* [What is required] Starting at the line containing "Write the seaborn" and ending at the line containing "import seaborn as sns", reproduce each line exactly as written, with both end lines included and all pictures omitted.

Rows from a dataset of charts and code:
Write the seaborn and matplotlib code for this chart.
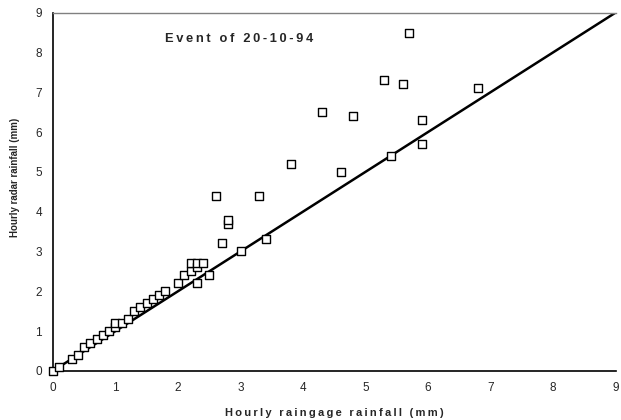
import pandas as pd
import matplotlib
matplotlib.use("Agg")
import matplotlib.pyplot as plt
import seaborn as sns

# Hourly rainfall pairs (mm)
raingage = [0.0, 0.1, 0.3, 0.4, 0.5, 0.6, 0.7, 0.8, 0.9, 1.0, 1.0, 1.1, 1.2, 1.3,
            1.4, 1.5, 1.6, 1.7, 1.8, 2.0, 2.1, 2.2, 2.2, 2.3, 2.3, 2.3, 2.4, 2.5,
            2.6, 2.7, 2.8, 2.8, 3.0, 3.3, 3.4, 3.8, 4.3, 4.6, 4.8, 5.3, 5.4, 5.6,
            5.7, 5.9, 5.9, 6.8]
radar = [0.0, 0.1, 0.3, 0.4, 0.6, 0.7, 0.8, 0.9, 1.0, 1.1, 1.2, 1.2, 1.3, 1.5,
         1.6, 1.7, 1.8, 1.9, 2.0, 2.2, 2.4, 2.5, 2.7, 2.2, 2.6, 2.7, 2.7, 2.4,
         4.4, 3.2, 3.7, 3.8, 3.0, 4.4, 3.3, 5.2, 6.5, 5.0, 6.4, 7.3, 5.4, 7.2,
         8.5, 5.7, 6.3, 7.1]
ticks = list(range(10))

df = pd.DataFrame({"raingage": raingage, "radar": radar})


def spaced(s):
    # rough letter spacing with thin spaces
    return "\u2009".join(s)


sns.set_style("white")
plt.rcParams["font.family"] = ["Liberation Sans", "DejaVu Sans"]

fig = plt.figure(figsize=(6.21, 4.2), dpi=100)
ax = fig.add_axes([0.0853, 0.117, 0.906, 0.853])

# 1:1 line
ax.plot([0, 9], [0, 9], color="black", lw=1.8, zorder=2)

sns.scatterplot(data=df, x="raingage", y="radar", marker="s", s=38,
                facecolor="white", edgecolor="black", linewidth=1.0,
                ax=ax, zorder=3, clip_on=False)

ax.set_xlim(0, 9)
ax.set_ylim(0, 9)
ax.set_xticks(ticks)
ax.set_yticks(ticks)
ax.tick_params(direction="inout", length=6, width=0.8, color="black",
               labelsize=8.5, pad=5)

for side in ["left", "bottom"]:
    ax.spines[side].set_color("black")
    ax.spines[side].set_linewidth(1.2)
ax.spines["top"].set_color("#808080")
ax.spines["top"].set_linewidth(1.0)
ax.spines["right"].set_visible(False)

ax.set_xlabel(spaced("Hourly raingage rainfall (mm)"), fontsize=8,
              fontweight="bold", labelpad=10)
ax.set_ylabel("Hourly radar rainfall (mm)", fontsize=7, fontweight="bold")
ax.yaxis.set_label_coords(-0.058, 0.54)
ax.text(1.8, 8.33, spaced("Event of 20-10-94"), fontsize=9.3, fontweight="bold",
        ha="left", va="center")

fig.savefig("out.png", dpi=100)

...

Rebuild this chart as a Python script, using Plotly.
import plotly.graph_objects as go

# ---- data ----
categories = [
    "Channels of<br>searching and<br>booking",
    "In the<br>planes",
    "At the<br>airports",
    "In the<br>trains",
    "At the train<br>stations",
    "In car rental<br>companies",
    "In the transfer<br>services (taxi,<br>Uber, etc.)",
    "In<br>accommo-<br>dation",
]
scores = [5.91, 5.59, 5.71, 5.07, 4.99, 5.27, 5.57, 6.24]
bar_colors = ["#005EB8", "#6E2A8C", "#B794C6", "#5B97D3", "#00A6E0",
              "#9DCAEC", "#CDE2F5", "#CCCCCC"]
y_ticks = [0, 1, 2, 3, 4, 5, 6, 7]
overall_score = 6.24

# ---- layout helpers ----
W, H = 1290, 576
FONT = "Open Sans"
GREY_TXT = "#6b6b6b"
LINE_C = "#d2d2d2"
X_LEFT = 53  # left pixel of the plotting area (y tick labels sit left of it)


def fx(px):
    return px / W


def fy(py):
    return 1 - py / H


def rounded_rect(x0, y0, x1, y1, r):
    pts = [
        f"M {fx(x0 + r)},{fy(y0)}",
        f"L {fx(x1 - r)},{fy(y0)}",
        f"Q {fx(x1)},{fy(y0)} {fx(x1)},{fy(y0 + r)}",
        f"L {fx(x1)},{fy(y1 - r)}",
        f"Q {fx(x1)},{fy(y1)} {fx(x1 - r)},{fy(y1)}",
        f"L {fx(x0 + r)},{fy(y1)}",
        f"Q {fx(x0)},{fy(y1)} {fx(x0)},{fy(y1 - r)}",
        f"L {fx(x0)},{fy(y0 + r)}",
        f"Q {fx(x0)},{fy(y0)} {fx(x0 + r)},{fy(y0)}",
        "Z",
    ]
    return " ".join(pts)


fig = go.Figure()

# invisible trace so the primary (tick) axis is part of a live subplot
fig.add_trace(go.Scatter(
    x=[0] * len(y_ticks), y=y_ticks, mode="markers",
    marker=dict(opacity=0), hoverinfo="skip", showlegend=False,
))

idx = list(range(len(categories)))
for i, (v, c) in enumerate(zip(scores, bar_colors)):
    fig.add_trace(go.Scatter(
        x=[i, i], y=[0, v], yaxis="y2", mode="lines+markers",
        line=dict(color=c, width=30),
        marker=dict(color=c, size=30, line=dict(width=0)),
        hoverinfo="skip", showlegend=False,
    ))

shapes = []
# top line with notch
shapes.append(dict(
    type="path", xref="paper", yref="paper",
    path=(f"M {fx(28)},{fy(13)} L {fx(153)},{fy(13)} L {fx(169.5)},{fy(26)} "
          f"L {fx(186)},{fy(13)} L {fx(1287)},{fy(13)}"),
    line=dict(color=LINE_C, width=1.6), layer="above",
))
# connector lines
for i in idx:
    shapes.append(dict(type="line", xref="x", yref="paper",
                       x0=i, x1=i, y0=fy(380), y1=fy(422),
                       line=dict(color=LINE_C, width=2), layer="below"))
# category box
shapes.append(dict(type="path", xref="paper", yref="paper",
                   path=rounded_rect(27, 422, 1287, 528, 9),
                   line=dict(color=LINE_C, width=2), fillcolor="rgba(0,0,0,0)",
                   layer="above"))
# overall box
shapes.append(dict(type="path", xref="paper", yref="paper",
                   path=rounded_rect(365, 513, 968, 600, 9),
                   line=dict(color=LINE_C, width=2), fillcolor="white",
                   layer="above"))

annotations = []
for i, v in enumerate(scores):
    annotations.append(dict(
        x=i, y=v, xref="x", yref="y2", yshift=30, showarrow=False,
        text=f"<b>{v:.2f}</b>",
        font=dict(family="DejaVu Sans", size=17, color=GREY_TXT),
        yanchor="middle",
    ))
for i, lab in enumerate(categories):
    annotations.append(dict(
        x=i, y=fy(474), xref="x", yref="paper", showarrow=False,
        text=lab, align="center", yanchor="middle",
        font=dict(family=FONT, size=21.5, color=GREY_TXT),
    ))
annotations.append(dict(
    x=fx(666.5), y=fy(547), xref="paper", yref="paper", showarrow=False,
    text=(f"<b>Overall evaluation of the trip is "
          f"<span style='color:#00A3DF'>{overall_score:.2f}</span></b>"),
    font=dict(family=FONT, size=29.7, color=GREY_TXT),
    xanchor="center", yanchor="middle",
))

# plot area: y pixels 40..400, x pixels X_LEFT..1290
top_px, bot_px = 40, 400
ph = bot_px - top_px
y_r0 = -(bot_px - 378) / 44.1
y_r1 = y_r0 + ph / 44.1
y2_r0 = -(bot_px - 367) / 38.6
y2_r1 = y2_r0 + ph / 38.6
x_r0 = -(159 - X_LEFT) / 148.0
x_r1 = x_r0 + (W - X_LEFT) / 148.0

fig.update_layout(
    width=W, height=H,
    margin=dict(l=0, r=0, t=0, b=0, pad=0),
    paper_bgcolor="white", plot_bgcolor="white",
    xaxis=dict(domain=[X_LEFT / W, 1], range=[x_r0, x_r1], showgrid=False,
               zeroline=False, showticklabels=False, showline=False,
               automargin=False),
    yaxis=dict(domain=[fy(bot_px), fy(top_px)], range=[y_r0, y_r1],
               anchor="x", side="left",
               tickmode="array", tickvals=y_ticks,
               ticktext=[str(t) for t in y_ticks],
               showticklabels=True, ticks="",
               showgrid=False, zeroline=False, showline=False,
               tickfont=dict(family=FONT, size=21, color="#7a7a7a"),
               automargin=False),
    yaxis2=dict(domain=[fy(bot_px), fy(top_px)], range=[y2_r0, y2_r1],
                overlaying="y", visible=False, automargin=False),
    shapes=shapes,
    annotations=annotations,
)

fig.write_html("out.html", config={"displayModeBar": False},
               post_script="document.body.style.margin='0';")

* * *

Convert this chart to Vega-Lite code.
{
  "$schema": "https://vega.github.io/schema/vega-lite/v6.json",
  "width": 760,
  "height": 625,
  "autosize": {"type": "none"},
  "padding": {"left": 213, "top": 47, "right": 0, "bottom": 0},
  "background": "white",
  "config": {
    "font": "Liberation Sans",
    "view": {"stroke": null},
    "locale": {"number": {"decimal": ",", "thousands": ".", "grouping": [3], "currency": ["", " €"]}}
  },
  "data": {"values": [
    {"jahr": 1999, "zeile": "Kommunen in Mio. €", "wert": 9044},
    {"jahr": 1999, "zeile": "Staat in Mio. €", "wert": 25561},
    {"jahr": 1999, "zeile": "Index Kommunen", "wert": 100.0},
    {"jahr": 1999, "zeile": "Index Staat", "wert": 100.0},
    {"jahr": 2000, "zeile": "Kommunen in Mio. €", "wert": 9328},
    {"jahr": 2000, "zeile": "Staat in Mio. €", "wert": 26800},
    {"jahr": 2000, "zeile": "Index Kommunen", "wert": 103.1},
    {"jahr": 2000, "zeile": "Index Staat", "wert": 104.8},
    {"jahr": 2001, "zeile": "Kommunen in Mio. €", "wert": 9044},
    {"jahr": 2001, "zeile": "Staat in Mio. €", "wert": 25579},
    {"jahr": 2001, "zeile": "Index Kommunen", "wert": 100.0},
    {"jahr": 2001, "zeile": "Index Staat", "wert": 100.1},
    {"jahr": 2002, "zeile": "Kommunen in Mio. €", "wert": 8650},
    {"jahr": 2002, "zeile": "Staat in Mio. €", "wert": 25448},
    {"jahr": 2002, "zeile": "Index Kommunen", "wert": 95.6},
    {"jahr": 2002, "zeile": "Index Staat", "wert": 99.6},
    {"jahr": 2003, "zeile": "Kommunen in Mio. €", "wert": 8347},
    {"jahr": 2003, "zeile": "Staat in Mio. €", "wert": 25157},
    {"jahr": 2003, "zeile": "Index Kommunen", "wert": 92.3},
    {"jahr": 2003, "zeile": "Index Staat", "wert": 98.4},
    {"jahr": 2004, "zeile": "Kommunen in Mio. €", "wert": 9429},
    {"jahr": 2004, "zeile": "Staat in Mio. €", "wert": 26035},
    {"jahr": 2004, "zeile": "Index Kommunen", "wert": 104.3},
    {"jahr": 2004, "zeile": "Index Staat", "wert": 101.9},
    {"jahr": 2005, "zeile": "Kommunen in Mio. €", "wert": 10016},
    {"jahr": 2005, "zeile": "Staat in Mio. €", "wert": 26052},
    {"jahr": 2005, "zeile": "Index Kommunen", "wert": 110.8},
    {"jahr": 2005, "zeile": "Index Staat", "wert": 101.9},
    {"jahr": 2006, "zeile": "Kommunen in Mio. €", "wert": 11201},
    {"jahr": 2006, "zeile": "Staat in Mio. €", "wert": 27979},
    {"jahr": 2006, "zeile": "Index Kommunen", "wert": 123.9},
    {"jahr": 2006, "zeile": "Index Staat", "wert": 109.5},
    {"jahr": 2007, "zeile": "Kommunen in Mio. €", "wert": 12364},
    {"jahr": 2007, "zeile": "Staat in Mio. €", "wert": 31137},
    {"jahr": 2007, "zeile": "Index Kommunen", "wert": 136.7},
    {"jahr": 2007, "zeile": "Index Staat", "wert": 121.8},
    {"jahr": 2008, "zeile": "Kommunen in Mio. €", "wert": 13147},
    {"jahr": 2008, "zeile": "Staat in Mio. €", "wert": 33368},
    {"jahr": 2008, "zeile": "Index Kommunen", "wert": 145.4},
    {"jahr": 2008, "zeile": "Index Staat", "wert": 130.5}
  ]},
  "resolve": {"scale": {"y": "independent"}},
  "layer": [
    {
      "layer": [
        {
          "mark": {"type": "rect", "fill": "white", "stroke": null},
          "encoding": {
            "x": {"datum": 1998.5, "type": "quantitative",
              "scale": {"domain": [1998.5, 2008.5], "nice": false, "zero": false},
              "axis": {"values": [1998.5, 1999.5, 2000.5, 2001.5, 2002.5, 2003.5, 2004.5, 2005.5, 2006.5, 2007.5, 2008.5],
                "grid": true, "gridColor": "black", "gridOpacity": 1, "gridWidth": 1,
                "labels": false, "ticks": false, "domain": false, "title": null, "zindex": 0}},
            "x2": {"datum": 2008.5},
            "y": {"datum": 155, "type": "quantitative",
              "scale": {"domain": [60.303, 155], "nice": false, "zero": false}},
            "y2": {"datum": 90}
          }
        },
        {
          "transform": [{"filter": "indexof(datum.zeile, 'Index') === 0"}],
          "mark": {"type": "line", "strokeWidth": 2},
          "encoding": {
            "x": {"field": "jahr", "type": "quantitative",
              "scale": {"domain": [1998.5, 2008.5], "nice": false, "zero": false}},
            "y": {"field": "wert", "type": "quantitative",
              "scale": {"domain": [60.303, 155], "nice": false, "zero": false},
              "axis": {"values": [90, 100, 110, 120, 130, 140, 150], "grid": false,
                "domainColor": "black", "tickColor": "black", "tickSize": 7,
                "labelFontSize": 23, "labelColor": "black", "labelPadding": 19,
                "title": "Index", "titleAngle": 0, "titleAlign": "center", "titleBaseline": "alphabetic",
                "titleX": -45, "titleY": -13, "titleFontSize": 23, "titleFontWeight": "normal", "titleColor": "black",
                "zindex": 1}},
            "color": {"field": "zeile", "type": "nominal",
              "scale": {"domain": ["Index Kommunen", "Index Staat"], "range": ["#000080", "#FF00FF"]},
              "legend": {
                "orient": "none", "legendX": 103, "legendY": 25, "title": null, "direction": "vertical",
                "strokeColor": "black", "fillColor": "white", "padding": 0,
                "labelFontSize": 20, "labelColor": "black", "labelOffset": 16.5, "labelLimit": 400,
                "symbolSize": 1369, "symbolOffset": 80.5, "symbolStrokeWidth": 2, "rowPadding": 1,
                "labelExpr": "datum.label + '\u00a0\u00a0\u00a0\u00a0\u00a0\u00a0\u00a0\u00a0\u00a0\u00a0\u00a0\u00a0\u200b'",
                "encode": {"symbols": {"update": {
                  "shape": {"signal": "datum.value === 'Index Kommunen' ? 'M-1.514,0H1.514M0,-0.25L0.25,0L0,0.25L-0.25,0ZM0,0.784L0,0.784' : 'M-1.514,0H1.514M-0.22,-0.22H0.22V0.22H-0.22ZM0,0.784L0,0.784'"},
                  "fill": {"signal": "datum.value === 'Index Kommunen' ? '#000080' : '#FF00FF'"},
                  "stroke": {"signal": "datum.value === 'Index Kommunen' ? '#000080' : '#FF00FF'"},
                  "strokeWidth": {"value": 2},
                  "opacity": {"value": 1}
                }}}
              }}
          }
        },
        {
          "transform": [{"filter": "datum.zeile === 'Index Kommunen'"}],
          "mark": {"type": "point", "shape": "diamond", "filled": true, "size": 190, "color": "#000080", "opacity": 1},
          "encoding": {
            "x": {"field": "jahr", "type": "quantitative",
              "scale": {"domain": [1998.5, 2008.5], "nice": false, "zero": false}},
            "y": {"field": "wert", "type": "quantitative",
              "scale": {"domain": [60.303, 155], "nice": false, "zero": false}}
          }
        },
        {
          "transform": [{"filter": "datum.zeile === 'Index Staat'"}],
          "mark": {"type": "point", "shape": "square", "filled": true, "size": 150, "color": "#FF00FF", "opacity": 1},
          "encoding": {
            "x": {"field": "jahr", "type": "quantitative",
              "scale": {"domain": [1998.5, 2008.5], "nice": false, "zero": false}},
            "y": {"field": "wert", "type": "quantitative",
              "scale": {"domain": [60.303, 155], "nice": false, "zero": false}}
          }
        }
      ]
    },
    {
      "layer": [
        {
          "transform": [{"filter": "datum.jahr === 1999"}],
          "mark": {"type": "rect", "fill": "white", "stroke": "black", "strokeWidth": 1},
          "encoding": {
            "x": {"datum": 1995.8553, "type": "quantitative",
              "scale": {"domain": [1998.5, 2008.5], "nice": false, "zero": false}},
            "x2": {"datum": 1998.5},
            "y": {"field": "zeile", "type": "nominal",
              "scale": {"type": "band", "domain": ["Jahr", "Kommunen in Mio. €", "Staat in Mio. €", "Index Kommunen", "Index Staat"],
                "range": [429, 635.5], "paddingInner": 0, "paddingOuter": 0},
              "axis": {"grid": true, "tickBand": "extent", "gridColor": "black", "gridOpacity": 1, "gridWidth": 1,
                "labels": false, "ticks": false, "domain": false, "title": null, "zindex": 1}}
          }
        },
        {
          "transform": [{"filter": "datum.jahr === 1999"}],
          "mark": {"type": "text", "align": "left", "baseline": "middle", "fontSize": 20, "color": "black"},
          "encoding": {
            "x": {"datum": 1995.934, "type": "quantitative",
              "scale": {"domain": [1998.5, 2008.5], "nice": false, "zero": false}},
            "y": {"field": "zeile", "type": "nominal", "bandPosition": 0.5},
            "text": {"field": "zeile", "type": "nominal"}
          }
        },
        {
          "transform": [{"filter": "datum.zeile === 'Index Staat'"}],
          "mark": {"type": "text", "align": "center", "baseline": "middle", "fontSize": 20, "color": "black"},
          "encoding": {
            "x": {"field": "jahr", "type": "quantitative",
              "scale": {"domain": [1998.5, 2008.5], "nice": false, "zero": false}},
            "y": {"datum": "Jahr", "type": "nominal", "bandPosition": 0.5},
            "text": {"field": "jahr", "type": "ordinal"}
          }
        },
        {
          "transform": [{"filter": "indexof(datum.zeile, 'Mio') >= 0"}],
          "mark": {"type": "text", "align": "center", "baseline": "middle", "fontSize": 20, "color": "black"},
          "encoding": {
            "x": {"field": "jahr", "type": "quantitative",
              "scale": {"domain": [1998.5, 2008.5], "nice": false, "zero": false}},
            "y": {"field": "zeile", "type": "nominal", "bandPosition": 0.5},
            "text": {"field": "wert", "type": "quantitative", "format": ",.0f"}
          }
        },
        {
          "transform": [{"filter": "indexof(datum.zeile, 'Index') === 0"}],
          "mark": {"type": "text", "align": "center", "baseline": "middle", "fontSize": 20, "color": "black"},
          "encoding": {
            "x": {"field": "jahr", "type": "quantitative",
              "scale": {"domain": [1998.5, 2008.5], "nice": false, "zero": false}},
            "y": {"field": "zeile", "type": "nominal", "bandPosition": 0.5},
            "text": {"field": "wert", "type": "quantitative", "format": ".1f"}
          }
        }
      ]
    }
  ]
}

* [The output]
Write the seaborn and matplotlib code for this chart.
import pandas as pd
import matplotlib
matplotlib.use("Agg")
import matplotlib.pyplot as plt
import seaborn as sns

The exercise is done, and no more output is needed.